• Work instructions
Copy the listing verbatim, excluding any images found in it.

++++++++++

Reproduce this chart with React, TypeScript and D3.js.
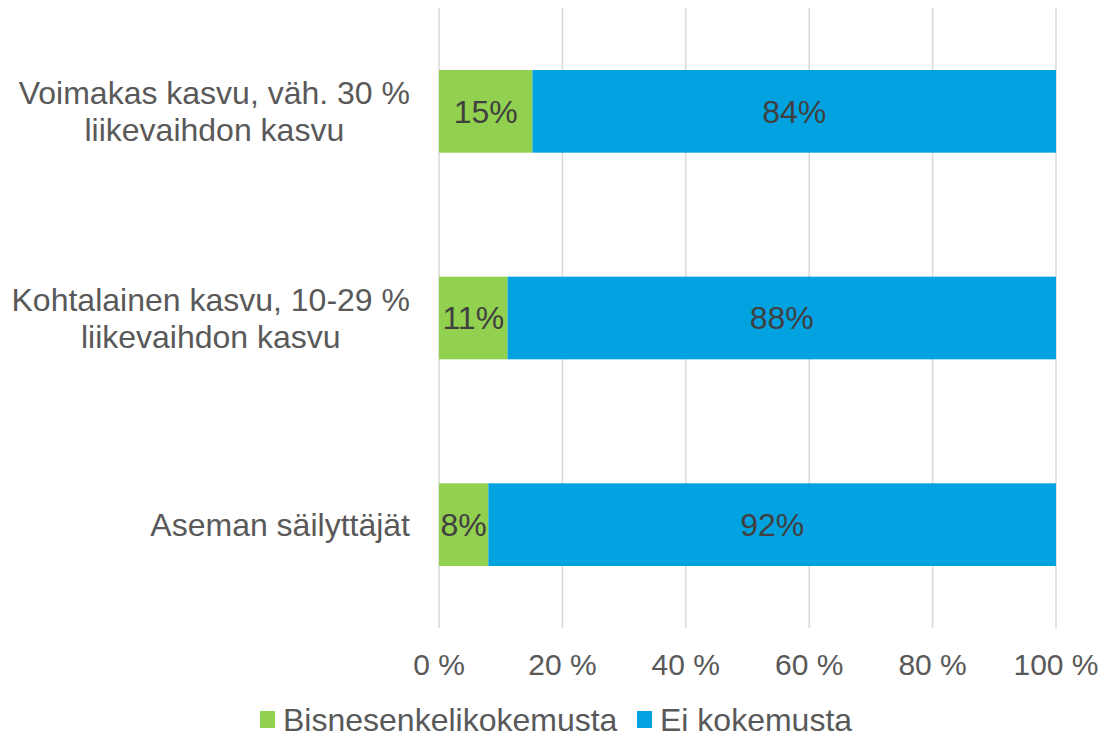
import React, { useEffect, useRef } from "react";
import * as d3 from "d3";

const categories = [
  ["Voimakas kasvu, väh. 30 %", "liikevaihdon kasvu"],
  ["Kohtalainen kasvu, 10-29 %", "liikevaihdon kasvu"],
  ["Aseman säilyttäjät"],
];
const seriesNames = ["Bisnesenkelikokemusta", "Ei kokemusta"];
const withExperience = [15, 11, 8];
const noExperience = [84, 88, 92];
const tickValues = [0, 0.2, 0.4, 0.6, 0.8, 1];
const colors = ["#92D050", "#00A2E0"];

export default function App() {
  const svgRef = useRef<SVGSVGElement>(null);
  const width = 1104;
  const height = 739;

  useEffect(() => {
    const svg = d3.select(svgRef.current);
    svg.selectAll("*").remove();

    const font = "'Liberation Sans', Arial, sans-serif";
    const rows = categories.map((c, i) => ({
      key: String(i),
      a: withExperience[i],
      b: noExperience[i],
    }));

    const stacked = d3
      .stack<any>()
      .keys(["a", "b"])
      .offset(d3.stackOffsetExpand)(rows);

    const x = d3.scaleLinear().domain([0, 1]).range([439, 1056]);
    const y = d3
      .scaleBand()
      .domain(rows.map((r) => r.key))
      .range([8, 628])
      .paddingInner(0.6)
      .paddingOuter(0.3);

    // gridlines
    svg
      .append("g")
      .selectAll("line")
      .data(tickValues)
      .join("line")
      .attr("x1", (d) => x(d))
      .attr("x2", (d) => x(d))
      .attr("y1", 8)
      .attr("y2", 628)
      .attr("stroke", "#D9D9D9")
      .attr("stroke-width", 1.5);

    // bars
    const layers = svg
      .append("g")
      .selectAll("g")
      .data(stacked)
      .join("g")
      .attr("fill", (d, i) => colors[i]);

    layers
      .selectAll("rect")
      .data((d) => d)
      .join("rect")
      .attr("x", (d) => x(d[0]))
      .attr("width", (d) => x(d[1]) - x(d[0]))
      .attr("y", (d: any) => y(d.data.key)!)
      .attr("height", y.bandwidth());

    // value labels
    const values = [withExperience, noExperience];
    stacked.forEach((layer, li) => {
      svg
        .append("g")
        .selectAll("text")
        .data(layer)
        .join("text")
        .attr("x", (d) => (x(d[0]) + x(d[1])) / 2)
        .attr("y", (d: any) => y(d.data.key)! + y.bandwidth() / 2)
        .attr("dy", "0.35em")
        .attr("text-anchor", "middle")
        .attr("font-family", font)
        .attr("font-size", 32)
        .attr("fill", "#404040")
        .text((d, i) => values[li][i] + "%");
    });

    // category labels: block right-aligned, lines centred inside block
    const labelRight = 410;
    const catG = svg
      .append("g")
      .selectAll("text")
      .data(categories)
      .join("text")
      .attr("text-anchor", "middle")
      .attr("font-family", font)
      .attr("font-size", 32)
      .attr("fill", "#595959");
    catG.each(function (lines, i) {
      const cy = y(String(i))! + y.bandwidth() / 2;
      const lh = 37;
      const top = cy - ((lines.length - 1) * lh) / 2;
      const spans = d3
        .select(this)
        .selectAll("tspan")
        .data(lines)
        .join("tspan")
        .attr("x", 0)
        .attr("y", (d, j) => top + j * lh)
        .attr("dy", "0.35em")
        .text((d) => d);
      let maxW = 0;
      spans.each(function () {
        maxW = Math.max(maxW, (this as SVGTSpanElement).getComputedTextLength());
      });
      spans.attr("x", labelRight - maxW / 2);
    });

    // x axis tick labels
    svg
      .append("g")
      .selectAll("text")
      .data(tickValues)
      .join("text")
      .attr("x", (d) => x(d))
      .attr("y", 675)
      .attr("text-anchor", "middle")
      .attr("font-family", font)
      .attr("font-size", 30)
      .attr("fill", "#595959")
      .text((d) => Math.round(d * 100) + " %");

    // legend
    const legendX = [260, 637];
    const lg = svg
      .append("g")
      .selectAll("g")
      .data(seriesNames)
      .join("g")
      .attr("transform", (d, i) => `translate(${legendX[i]},720)`);
    lg.append("rect")
      .attr("x", 0)
      .attr("y", -9)
      .attr("width", 15)
      .attr("height", 17)
      .attr("fill", (d, i) => colors[i]);
    lg.append("text")
      .attr("x", 23)
      .attr("y", 0)
      .attr("dy", "0.35em")
      .attr("font-family", font)
      .attr("font-size", 32)
      .attr("fill", "#595959")
      .text((d) => d);
  }, []);

  return (
    <svg
      ref={svgRef}
      width={width}
      height={height}
      style={{ position: "absolute", left: 0, top: 0, background: "#fff" }}
    />
  );
}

++++++++++

• Correct response
Reproduce this chart with React, TypeScript and D3.js.
import React, { useEffect, useRef } from "react";
import * as d3 from "d3";

const categories = [
  ["Voimakas kasvu, väh. 30 %", "liikevaihdon kasvu"],
  ["Kohtalainen kasvu, 10-29 %", "liikevaihdon kasvu"],
  ["Aseman säilyttäjät"],
];
const seriesNames = ["Bisnesenkelikokemusta", "Ei kokemusta"];
const withExperience = [15, 11, 8];
const noExperience = [84, 88, 92];
const tickValues = [0, 0.2, 0.4, 0.6, 0.8, 1];
const colors = ["#92D050", "#00A2E0"];

export default function App() {
  const svgRef = useRef<SVGSVGElement>(null);
  const width = 1104;
  const height = 739;

  useEffect(() => {
    const svg = d3.select(svgRef.current);
    svg.selectAll("*").remove();

    const font = "'Liberation Sans', Arial, sans-serif";
    const rows = categories.map((c, i) => ({
      key: String(i),
      a: withExperience[i],
      b: noExperience[i],
    }));

    const stacked = d3
      .stack<any>()
      .keys(["a", "b"])
      .offset(d3.stackOffsetExpand)(rows);

    const x = d3.scaleLinear().domain([0, 1]).range([439, 1056]);
    const y = d3
      .scaleBand()
      .domain(rows.map((r) => r.key))
      .range([8, 628])
      .paddingInner(0.6)
      .paddingOuter(0.3);

    // gridlines
    svg
      .append("g")
      .selectAll("line")
      .data(tickValues)
      .join("line")
      .attr("x1", (d) => x(d))
      .attr("x2", (d) => x(d))
      .attr("y1", 8)
      .attr("y2", 628)
      .attr("stroke", "#D9D9D9")
      .attr("stroke-width", 1.5);

    // bars
    const layers = svg
      .append("g")
      .selectAll("g")
      .data(stacked)
      .join("g")
      .attr("fill", (d, i) => colors[i]);

    layers
      .selectAll("rect")
      .data((d) => d)
      .join("rect")
      .attr("x", (d) => x(d[0]))
      .attr("width", (d) => x(d[1]) - x(d[0]))
      .attr("y", (d: any) => y(d.data.key)!)
      .attr("height", y.bandwidth());

    // value labels
    const values = [withExperience, noExperience];
    stacked.forEach((layer, li) => {
      svg
        .append("g")
        .selectAll("text")
        .data(layer)
        .join("text")
        .attr("x", (d) => (x(d[0]) + x(d[1])) / 2)
        .attr("y", (d: any) => y(d.data.key)! + y.bandwidth() / 2)
        .attr("dy", "0.35em")
        .attr("text-anchor", "middle")
        .attr("font-family", font)
        .attr("font-size", 32)
        .attr("fill", "#404040")
        .text((d, i) => values[li][i] + "%");
    });

    // category labels: block right-aligned, lines centred inside block
    const labelRight = 410;
    const catG = svg
      .append("g")
      .selectAll("text")
      .data(categories)
      .join("text")
      .attr("text-anchor", "middle")
      .attr("font-family", font)
      .attr("font-size", 32)
      .attr("fill", "#595959");
    catG.each(function (lines, i) {
      const cy = y(String(i))! + y.bandwidth() / 2;
      const lh = 37;
      const top = cy - ((lines.length - 1) * lh) / 2;
      const spans = d3
        .select(this)
        .selectAll("tspan")
        .data(lines)
        .join("tspan")
        .attr("x", 0)
        .attr("y", (d, j) => top + j * lh)
        .attr("dy", "0.35em")
        .text((d) => d);
      let maxW = 0;
      spans.each(function () {
        maxW = Math.max(maxW, (this as SVGTSpanElement).getComputedTextLength());
      });
      spans.attr("x", labelRight - maxW / 2);
    });

    // x axis tick labels
    svg
      .append("g")
      .selectAll("text")
      .data(tickValues)
      .join("text")
      .attr("x", (d) => x(d))
      .attr("y", 675)
      .attr("text-anchor", "middle")
      .attr("font-family", font)
      .attr("font-size", 30)
      .attr("fill", "#595959")
      .text((d) => Math.round(d * 100) + " %");

    // legend
    const legendX = [260, 637];
    const lg = svg
      .append("g")
      .selectAll("g")
      .data(seriesNames)
      .join("g")
      .attr("transform", (d, i) => `translate(${legendX[i]},720)`);
    lg.append("rect")
      .attr("x", 0)
      .attr("y", -9)
      .attr("width", 15)
      .attr("height", 17)
      .attr("fill", (d, i) => colors[i]);
    lg.append("text")
      .attr("x", 23)
      .attr("y", 0)
      .attr("dy", "0.35em")
      .attr("font-family", font)
      .attr("font-size", 32)
      .attr("fill", "#595959")
      .text((d) => d);
  }, []);

  return (
    <svg
      ref={svgRef}
      width={width}
      height={height}
      style={{ position: "absolute", left: 0, top: 0, background: "#fff" }}
    />
  );
}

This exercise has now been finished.